The amendments being drafted are aimed at tackling challenges in timely rescue of distressed companies, said a person with knowledge of the matter. They seek to address shortcomings highlighted by a parliamentary panel in August, such as low recovery rate in many cases and delays in resolution proceedings.

IBBI has made presentations to the ministry regarding the scope of the amendments and the contours of the legislative changes needed are being studied. “We have got the ideas. Some changes to regulations and some amendments to the Code would be needed. The effort is to have the Bill ready for the budget session," the person mentioned above said on condition of anonymity.

This amendment is expected to be a major milestone in the evolution of the bankruptcy code, which has undergone several changes in step with changing economic realities since its adoption in 2016. The next amendment will seek to “re-imagine" the Code to make it more effective in terms of its original goals, including time-bound resolution of bankrupt businesses and maximization of the value of the debtor’s assets.

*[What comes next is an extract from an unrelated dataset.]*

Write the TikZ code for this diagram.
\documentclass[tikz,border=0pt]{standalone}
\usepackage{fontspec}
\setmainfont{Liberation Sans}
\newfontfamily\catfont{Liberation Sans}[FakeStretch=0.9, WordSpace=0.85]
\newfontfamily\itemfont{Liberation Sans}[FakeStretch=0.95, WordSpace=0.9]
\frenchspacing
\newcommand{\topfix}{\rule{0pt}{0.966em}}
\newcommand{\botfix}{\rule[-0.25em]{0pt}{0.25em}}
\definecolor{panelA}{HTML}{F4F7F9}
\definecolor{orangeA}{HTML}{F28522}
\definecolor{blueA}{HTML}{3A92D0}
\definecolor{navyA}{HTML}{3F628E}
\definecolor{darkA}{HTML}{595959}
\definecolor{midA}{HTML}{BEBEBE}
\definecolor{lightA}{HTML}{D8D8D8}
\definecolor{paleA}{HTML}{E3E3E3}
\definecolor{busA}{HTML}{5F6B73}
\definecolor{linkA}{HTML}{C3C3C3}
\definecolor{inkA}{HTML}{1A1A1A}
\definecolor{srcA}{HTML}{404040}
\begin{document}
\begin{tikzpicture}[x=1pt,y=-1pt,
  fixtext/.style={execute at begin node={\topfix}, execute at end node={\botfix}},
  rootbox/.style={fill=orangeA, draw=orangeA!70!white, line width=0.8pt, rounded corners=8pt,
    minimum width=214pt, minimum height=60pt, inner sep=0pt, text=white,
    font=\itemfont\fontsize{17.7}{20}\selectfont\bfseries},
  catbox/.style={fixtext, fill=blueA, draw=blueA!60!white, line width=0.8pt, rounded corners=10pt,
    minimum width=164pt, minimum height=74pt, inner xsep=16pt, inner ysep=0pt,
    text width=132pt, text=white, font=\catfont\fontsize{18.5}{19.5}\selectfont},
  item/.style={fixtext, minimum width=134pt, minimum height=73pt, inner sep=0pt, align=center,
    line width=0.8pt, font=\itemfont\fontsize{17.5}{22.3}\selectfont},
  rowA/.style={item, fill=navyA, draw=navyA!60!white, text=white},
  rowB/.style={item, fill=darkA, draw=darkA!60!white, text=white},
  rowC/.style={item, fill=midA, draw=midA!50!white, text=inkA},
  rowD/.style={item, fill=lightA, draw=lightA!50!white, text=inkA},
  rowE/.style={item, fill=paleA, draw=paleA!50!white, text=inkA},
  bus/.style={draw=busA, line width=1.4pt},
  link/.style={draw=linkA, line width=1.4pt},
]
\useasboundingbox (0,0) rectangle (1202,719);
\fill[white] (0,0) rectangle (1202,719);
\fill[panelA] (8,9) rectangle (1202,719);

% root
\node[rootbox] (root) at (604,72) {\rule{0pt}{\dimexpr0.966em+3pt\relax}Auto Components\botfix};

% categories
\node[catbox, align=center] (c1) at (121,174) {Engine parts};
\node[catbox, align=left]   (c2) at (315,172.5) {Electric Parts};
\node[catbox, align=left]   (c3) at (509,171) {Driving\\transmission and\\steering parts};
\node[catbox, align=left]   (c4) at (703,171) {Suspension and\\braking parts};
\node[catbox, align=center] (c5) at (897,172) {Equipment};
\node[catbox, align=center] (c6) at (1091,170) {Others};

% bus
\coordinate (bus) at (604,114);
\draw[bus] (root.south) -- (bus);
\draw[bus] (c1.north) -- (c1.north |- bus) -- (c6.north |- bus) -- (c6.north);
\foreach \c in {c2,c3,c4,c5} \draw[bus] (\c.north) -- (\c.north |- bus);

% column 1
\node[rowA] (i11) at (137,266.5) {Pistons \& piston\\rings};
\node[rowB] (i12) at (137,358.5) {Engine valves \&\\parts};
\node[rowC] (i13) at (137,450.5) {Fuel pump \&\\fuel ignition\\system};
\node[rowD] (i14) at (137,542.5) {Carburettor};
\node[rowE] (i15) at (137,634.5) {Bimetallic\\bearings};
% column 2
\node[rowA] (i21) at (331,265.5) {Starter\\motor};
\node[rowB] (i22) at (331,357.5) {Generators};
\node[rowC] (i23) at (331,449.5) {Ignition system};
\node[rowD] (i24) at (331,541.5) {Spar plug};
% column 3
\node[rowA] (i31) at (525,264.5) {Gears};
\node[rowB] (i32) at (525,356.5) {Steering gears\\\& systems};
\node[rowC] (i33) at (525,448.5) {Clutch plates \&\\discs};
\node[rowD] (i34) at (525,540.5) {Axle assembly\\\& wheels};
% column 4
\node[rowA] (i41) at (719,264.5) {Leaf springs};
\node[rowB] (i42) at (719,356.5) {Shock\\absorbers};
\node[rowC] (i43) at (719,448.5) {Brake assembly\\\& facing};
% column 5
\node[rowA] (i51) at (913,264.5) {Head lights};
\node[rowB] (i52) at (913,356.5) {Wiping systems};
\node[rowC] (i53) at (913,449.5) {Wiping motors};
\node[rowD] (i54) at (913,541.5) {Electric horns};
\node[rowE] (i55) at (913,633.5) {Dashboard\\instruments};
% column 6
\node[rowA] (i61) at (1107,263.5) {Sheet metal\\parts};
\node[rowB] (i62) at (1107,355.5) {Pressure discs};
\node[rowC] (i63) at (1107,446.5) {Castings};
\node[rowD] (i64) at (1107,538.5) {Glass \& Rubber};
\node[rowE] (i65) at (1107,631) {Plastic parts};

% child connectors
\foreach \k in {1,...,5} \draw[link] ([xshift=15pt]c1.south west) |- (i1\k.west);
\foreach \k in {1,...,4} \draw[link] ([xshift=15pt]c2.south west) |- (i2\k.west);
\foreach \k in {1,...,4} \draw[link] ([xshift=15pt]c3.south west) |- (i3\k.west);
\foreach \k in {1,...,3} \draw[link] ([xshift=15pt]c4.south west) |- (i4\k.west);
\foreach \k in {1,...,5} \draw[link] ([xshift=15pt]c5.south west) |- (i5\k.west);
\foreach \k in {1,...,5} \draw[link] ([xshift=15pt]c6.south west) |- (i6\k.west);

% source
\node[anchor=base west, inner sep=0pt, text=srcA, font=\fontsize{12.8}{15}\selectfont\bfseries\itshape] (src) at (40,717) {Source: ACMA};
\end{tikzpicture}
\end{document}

Some concerns raised by the parliamentary panel led by Bharatiya Janata Party leader Jayant Sinha have already been addressed but some recommendations need legislation, experts said.

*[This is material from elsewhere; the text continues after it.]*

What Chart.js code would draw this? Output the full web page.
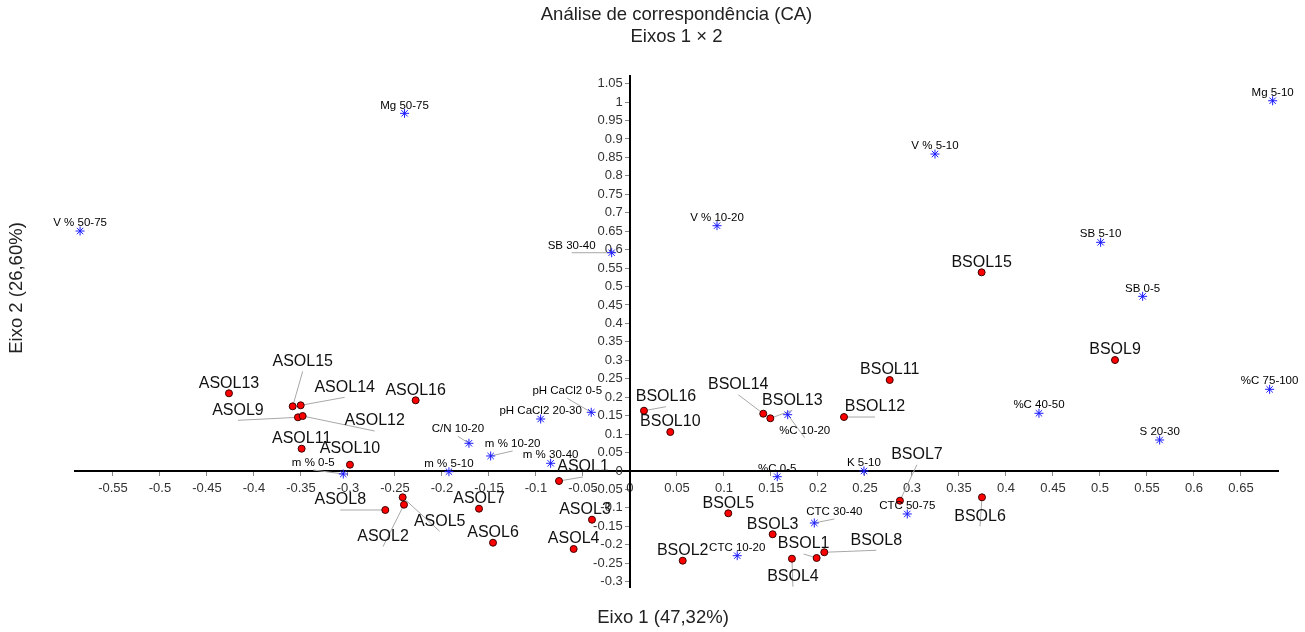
<!DOCTYPE html>
<html>
<head>
<meta charset="utf-8">
<script src="https://cdn.jsdelivr.net/npm/chart.js@4"></script>
<style>
  body { margin: 0; background: #fff; }
</style>
</head>
<body>
<canvas id="grafico" width="1305" height="632"></canvas>
<script>
// amostras (pontos vermelhos)
const amostras = ["ASOL1", "ASOL2", "ASOL3", "ASOL4", "ASOL5", "ASOL6", "ASOL7", "ASOL8",
    "ASOL9", "ASOL10", "ASOL11", "ASOL12", "ASOL13", "ASOL14", "ASOL15", "ASOL16",
    "BSOL1", "BSOL2", "BSOL3", "BSOL4", "BSOL5", "BSOL6", "BSOL7", "BSOL8",
    "BSOL9", "BSOL10", "BSOL11", "BSOL12", "BSOL13", "BSOL14", "BSOL15", "BSOL16"];
const amostrasX = [-0.0755, -0.2404, -0.0404, -0.0599, -0.2418, -0.1457, -0.1606, -0.2603,
    -0.3532, -0.2979, -0.3493, -0.3482, -0.4266, -0.3503, -0.3588, -0.2280,
    0.1986, 0.0561, 0.1518, 0.1723, 0.1046, 0.3745, 0.2872, 0.2067,
    0.5160, 0.0429, 0.2763, 0.2277, 0.1493, 0.1418, 0.3741, 0.0149];
const amostrasY = [-0.0271, -0.0913, -0.1320, -0.2114, -0.0713, -0.1943, -0.1022, -0.1057,
    0.1455, 0.0171, 0.0604, 0.1490, 0.2106, 0.1780, 0.1753, 0.1916,
    -0.2358, -0.2431, -0.1715, -0.2377, -0.1146, -0.0713, -0.0805, -0.2203,
    0.3008, 0.1057, 0.2466, 0.1463, 0.1428, 0.1553, 0.5385, 0.1634];

// variaveis (asteriscos azuis)
const variaveis = ["Mg 50-75", "Mg 5-10", "V % 50-75", "V % 5-10", "V % 10-20", "SB 30-40",
    "SB 5-10", "SB 0-5", "%C 75-100", "%C 40-50", "S 20-30", "pH CaCl2 0-5",
    "pH CaCl2 20-30", "C/N 10-20", "m % 10-20", "m % 30-40", "m % 5-10", "m % 0-5",
    "%C 10-20", "%C 0-5", "K 5-10", "CTC 50-75", "CTC 30-40", "CTC 10-20"];
const variaveisX = [-0.2398, 0.6837, -0.5850, 0.3245, 0.0926, -0.0195,
    0.5007, 0.5454, 0.6805, 0.4351, 0.5635, -0.0412,
    -0.0950, -0.1713, -0.1482, -0.0844, -0.1926, -0.3050,
    0.1678, 0.1567, 0.2489, 0.2950, 0.1961, 0.1141];
const variaveisY = [0.9694, 1.0035, 0.6504, 0.8591, 0.6648, 0.5916,
    0.6198, 0.4734, 0.2214, 0.1564, 0.0840, 0.1591,
    0.1409, 0.0751, 0.0407, 0.0209, -0.0019, -0.0081,
    0.1526, -0.0154, 0.0000, -0.1165, -0.1409, -0.2295];

// limites e passo dos eixos
const eixoXMin = -0.5904, eixoXMax = 0.6894;
const eixoYMin = -0.3144, eixoYMax = 1.0705;
const passo = 0.05;

const titulo = ["Análise de correspondência (CA)", "Eixos 1 × 2"];
const tituloX = "Eixo 1 (47,32%)";
const tituloY = "Eixo 2 (26,60%)";

// deslocamento dos rótulos em px: [dx, dy, linha de chamada]
const offAmostra = {
    ASOL15: [10, -45, 1], ASOL14: [44, -18, 1], ASOL9: [-60, -7, 1], ASOL12: [72, 5, 1],
    ASOL10: [0, -16, 0], ASOL8: [-45, -10, 1], ASOL5: [37, 24, 1], ASOL2: [-21, 32, 1],
    ASOL3: [-7, -10, 0], ASOL1: [24, -14, 1],
    BSOL16: [22, -14, 1], BSOL14: [-25, -29, 1], BSOL13: [22, -18, 1], BSOL12: [31, -10, 1],
    BSOL7: [17, -46, 1], BSOL6: [-2, 19, 1], BSOL4: [1, 18, 1], BSOL1: [-13, -14, 1], BSOL8: [52, -12, 1]
};
const offVariavel = {
    "SB 30-40": [-40, -7, 1], "pH CaCl2 0-5": [-24, -21, 1], "C/N 10-20": [-11, -14, 1],
    "m % 10-20": [22, -12, 1], "m % 0-5": [-30, -11, 1], "%C 10-20": [17, 16, 1], "CTC 30-40": [20, -11, 1]
};

const FONTE = "'Liberation Sans', Arial, sans-serif";

function rotulos() {
    const lista = [];
    amostras.forEach((n, i) => {
        const o = offAmostra[n] || [0, -10, 0];
        lista.push({ x: amostrasX[i], y: amostrasY[i], txt: n, o, meia: 10, tam: 16, cor: "#111" });
    });
    variaveis.forEach((n, i) => {
        const o = offVariavel[n] || [0, -8, 0];
        lista.push({ x: variaveisX[i], y: variaveisY[i], txt: n, o, meia: 7, tam: 11.5, cor: "#000" });
    });
    return lista;
}

const rotuloPlugin = {
    id: "rotulos",
    beforeDatasetsDraw(chart) {
        const { ctx, scales: { x, y } } = chart;
        ctx.save();
        ctx.strokeStyle = "#a8a8a8";
        ctx.lineWidth = 1;
        rotulos().forEach(r => {
            if (!r.o[2]) return;
            const px = x.getPixelForValue(r.x), py = y.getPixelForValue(r.y);
            ctx.beginPath();
            ctx.moveTo(px, py);
            ctx.lineTo(px + r.o[0], py + r.o[1] + r.meia);
            ctx.stroke();
        });
        ctx.restore();
    },
    afterDatasetsDraw(chart) {
        const { ctx, scales: { x, y } } = chart;
        ctx.save();
        ctx.textAlign = "center";
        ctx.textBaseline = "middle";
        rotulos().forEach(r => {
            const px = x.getPixelForValue(r.x), py = y.getPixelForValue(r.y);
            ctx.font = r.tam + "px " + FONTE;
            ctx.fillStyle = r.cor;
            ctx.fillText(r.txt, px + r.o[0], py + r.o[1]);
        });
        ctx.restore();
    },
    afterDraw(chart) {
        const { ctx, chartArea } = chart;
        ctx.save();
        ctx.font = "18.5px " + FONTE;
        ctx.fillStyle = "#222";
        ctx.textAlign = "center";
        ctx.textBaseline = "middle";
        ctx.fillText(tituloX, 663, chartArea.bottom + 31);
        ctx.translate(17, 288);
        ctx.rotate(-Math.PI / 2);
        ctx.fillText(tituloY, 0, 0);
        ctx.restore();
    }
};

const fmt = v => String(Math.round(v * 100) / 100);

new Chart(document.getElementById("grafico"), {
    type: "scatter",
    data: {
        datasets: [
            {
                label: "Variáveis",
                data: variaveis.map((n, i) => ({ x: variaveisX[i], y: variaveisY[i] })),
                pointStyle: "star",
                pointRadius: 4.5,
                borderColor: "#1a1aff",
                backgroundColor: "#1a1aff",
                borderWidth: 1
            },
            {
                label: "Amostras",
                data: amostras.map((n, i) => ({ x: amostrasX[i], y: amostrasY[i] })),
                pointStyle: "circle",
                pointRadius: 3.5,
                backgroundColor: "#ff0000",
                borderColor: "#3a0000",
                borderWidth: 1
            }
        ]
    },
    options: {
        responsive: false,
        animation: false,
        layout: { padding: { left: 75, right: 27, top: 0, bottom: 45 } },
        plugins: {
            legend: { display: false },
            tooltip: { enabled: false },
            title: {
                display: true,
                text: titulo,
                color: "#222",
                font: { family: FONTE, size: 18.5, weight: "normal", lineHeight: 1.19 },
                padding: { top: 4, bottom: 28 }
            }
        },
        scales: {
            x: {
                type: "linear",
                min: eixoXMin,
                max: eixoXMax,
                position: { y: 0 },
                grid: { drawOnChartArea: false, drawTicks: true, tickLength: 4, color: "#888" },
                border: { display: true, color: "#000", width: 2 },
                ticks: {
                    stepSize: passo, includeBounds: false, autoSkip: false, maxRotation: 0,
                    padding: 6, color: "#333", font: { family: FONTE, size: 13 }, callback: fmt
                }
            },
            y: {
                type: "linear",
                min: eixoYMin,
                max: eixoYMax,
                position: { x: 0 },
                grid: { drawOnChartArea: false, drawTicks: true, tickLength: 4, color: "#888" },
                border: { display: true, color: "#000", width: 2 },
                ticks: {
                    stepSize: passo, includeBounds: false, autoSkip: false,
                    color: "#333", font: { family: FONTE, size: 13 },
                    // rótulo centralizado no eixo: espaços afastam o texto da linha
                    callback: v => fmt(v) + "  "
                }
            }
        }
    },
    plugins: [rotuloPlugin]
});
</script>
</body>
</html>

The government has amended the regulations by providing for a Swiss challenge method, as also limiting the number of times the request for proposals for bids can be amended to only one, explained L. Viswanathan, partner at law firm Cyril Amarchand Mangaldas. This is expected to result in more timely bid submissions, he said.

“Several of the other recommendations (of the Parliamentary panel) pertain to institution building and do not require a change in the law itself for implementation except the changes to IBC to enable resolution plans for whole or part of the business," Viswanathan said. The committee had suggested it was not always that bidders for bankrupt businesses may be interested in the entire business. Accordingly it suggested amendments to the law to allow resolution of even part of the assets.

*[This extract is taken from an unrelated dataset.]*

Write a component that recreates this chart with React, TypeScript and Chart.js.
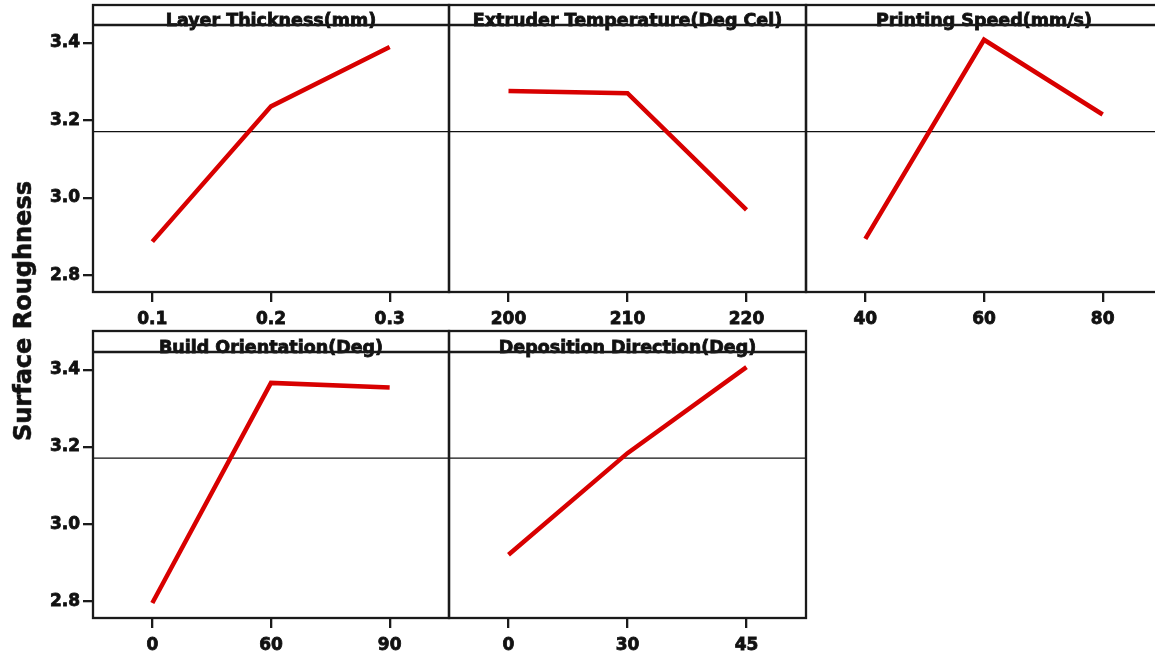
import React, { useEffect, useRef } from "react";
import { Chart, registerables } from "chart.js";

Chart.register(...registerables);

// ---------------- data ----------------
const Y_TITLE = "Surface Roughness";
const GRAND_MEAN = 3.171;
const Y_TICKS = [2.8, 3.0, 3.2, 3.4];
const Y_MIN = 2.757;
const Y_MAX = 3.446;

const LAYER_TITLE = "Layer Thickness(mm)";
const LAYER_LEVELS = ["0.1", "0.2", "0.3"];
const LAYER_MEANS = [2.887, 3.236, 3.389];

const TEMP_TITLE = "Extruder Temperature(Deg Cel)";
const TEMP_LEVELS = ["200", "210", "220"];
const TEMP_MEANS = [3.276, 3.27, 2.969];

const SPEED_TITLE = "Printing Speed(mm/s)";
const SPEED_LEVELS = ["40", "60", "80"];
const SPEED_MEANS = [2.894, 3.408, 3.215];

const ORIENT_TITLE = "Build Orientation(Deg)";
const ORIENT_LEVELS = ["0", "60", "90"];
const ORIENT_MEANS = [2.796, 3.366, 3.354];

const DEPO_TITLE = "Deposition Direction(Deg)";
const DEPO_LEVELS = ["0", "30", "45"];
const DEPO_MEANS = [2.921, 3.184, 3.407];

// ---------------- layout / style ----------------
type Frame = { x0: number; x1: number; top: number; band: number; bottom: number };

const FRAMES: Frame[] = [
  { x0: 93, x1: 449, top: 5, band: 25, bottom: 292 },
  { x0: 449, x1: 806, top: 5, band: 25, bottom: 292 },
  { x0: 806, x1: 1162, top: 5, band: 25, bottom: 292 },
  { x0: 93, x1: 449, top: 331, band: 352, bottom: 618 },
  { x0: 449, x1: 806, top: 331, band: 352, bottom: 618 },
];

const PAD = 8;
const XAXIS_H = 40;
const FONT_FAMILY = '"DejaVu Sans", "Liberation Sans", Arial, sans-serif';
const INK = "#111111";
const FRAME_COLOR = "#1a1a1a";
const LINE_RED = "#d80000";

const panelDecor = {
  id: "panelDecor",
  beforeDatasetsDraw(chart: any, _args: any, opts: any) {
    const { ctx, chartArea: a, scales } = chart;
    const y = scales.y.getPixelForValue(opts.mean);
    ctx.save();
    ctx.strokeStyle = "#111";
    ctx.lineWidth = 1.3;
    ctx.beginPath();
    ctx.moveTo(a.left, y);
    ctx.lineTo(a.right, y);
    ctx.stroke();
    ctx.restore();
  },
  afterDraw(chart: any, _args: any, opts: any) {
    const { ctx, chartArea: a } = chart;
    const top = a.top - opts.bandHeight;
    ctx.save();
    ctx.fillStyle = INK;
    ctx.strokeStyle = INK;
    ctx.lineWidth = 0.8;
    ctx.font = `bold 17.5px ${FONT_FAMILY}`;
    ctx.textAlign = "center";
    ctx.textBaseline = "alphabetic";
    const cx = (a.left + a.right) / 2;
    ctx.strokeText(opts.title, cx, a.top + 1);
    ctx.fillText(opts.title, cx, a.top + 1);
    ctx.strokeStyle = FRAME_COLOR;
    ctx.lineWidth = 2.3;
    ctx.strokeRect(a.left, top, a.right - a.left, a.bottom - top);
    ctx.beginPath();
    ctx.moveTo(a.left, a.top);
    ctx.lineTo(a.right, a.top);
    ctx.stroke();
    ctx.restore();
  },
};

type PanelProps = {
  title: string;
  levels: string[];
  means: number[];
  frame: Frame;
  showY: boolean;
};

function Panel({ title, levels, means, frame, showY }: PanelProps) {
  const ref = useRef<HTMLCanvasElement | null>(null);
  const CL = showY ? 0 : frame.x0 - PAD;
  const CR = frame.x1 + PAD;
  const CT = frame.top - PAD;
  const width = CR - CL;
  const height = frame.bottom + XAXIS_H - CT;
  const yWidth = showY ? frame.x0 - CL : 0;

  useEffect(() => {
    if (!ref.current) return;
    const tickFont = { family: FONT_FAMILY, size: 17, weight: "bold" as const };
    const chart = new Chart(ref.current, {
      type: "line",
      data: {
        labels: levels,
        datasets: [
          {
            data: means,
            borderColor: LINE_RED,
            borderWidth: 4.5,
            pointRadius: 0,
            pointHoverRadius: 0,
            tension: 0,
            fill: false,
            borderCapStyle: "butt",
            borderJoinStyle: "miter",
          },
        ],
      },
      options: {
        responsive: false,
        animation: false,
        events: [],
        layout: {
          padding: { left: showY ? 0 : PAD, right: PAD, top: frame.band - CT, bottom: 0 },
        },
        plugins: {
          legend: { display: false },
          tooltip: { enabled: false },
          title: { display: false },
          // @ts-ignore
          panelDecor: { title, mean: GRAND_MEAN, bandHeight: frame.band - frame.top },
        },
        scales: {
          x: {
            type: "category",
            offset: true,
            afterFit: (s: any) => {
              s.height = XAXIS_H;
            },
            grid: {
              display: true,
              drawOnChartArea: false,
              drawTicks: true,
              tickLength: 10,
              lineWidth: 2.3,
              color: FRAME_COLOR,
              offset: false,
            },
            border: { display: false },
            ticks: {
              font: tickFont,
              color: INK,
              padding: 7,
              maxRotation: 0,
              autoSkip: false,
              textStrokeColor: INK,
              textStrokeWidth: 0.8,
            },
          },
          y: {
            type: "linear",
            display: showY,
            min: Y_MIN,
            max: Y_MAX,
            afterBuildTicks: (s: any) => {
              s.ticks = Y_TICKS.map((v) => ({ value: v }));
            },
            afterFit: (s: any) => {
              s.width = yWidth;
            },
            grid: {
              display: true,
              drawOnChartArea: false,
              drawTicks: true,
              tickLength: 10,
              lineWidth: 2.3,
              color: FRAME_COLOR,
            },
            border: { display: false },
            ticks: {
              font: tickFont,
              color: INK,
              padding: 3,
              textStrokeColor: INK,
              textStrokeWidth: 0.8,
              callback: (v: any) => Number(v).toFixed(1),
            },
          },
        },
      },
      plugins: [panelDecor as any],
    });
    return () => chart.destroy();
  }, []);

  return (
    <canvas
      ref={ref}
      width={width}
      height={height}
      style={{ position: "absolute", left: CL, top: CT, width, height }}
    />
  );
}

export default function App() {
  return (
    <div
      style={{
        position: "absolute",
        left: 0,
        top: 0,
        width: 1155,
        height: 653,
        overflow: "hidden",
        background: "#fff",
      }}
    >
      <Panel title={LAYER_TITLE} levels={LAYER_LEVELS} means={LAYER_MEANS} frame={FRAMES[0]} showY={true} />
      <Panel title={TEMP_TITLE} levels={TEMP_LEVELS} means={TEMP_MEANS} frame={FRAMES[1]} showY={false} />
      <Panel title={SPEED_TITLE} levels={SPEED_LEVELS} means={SPEED_MEANS} frame={FRAMES[2]} showY={false} />
      <Panel title={ORIENT_TITLE} levels={ORIENT_LEVELS} means={ORIENT_MEANS} frame={FRAMES[3]} showY={true} />
      <Panel title={DEPO_TITLE} levels={DEPO_LEVELS} means={DEPO_MEANS} frame={FRAMES[4]} showY={false} />
      <div
        style={{
          position: "absolute",
          left: 23,
          top: 311,
          transform: "translate(-50%, -50%) rotate(-90deg)",
          font: `bold 24px ${FONT_FAMILY}`,
          color: INK,
          whiteSpace: "nowrap",
          WebkitTextStroke: "0.6px #111",
        }}
      >
        {Y_TITLE}
      </div>
    </div>
  );
}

The first and foremost amendment IBC needs is distinguishing between the type of corporate debtor, those which require to undergo the corporate insolvency resolution process, and those that can straightaway be proceeded with liquidation, said Daizy Chawla, senior partner at law firm Singh & Associates.

IBC prescribes for conclusion of bankruptcy resolution within 330 days, including the time taken for litigation. Another beneficial amendment would be to define haircut limits, which the committee of creditors can approve in any resolution plan, Chawla said.

The institutions that have been mandated various roles and responsibilities under the IBC will need to evolve to keep up with the pace and demand for resolution of stress and defaults that the system has, said Viswanathan of Cyril Amarchand Mangaldas.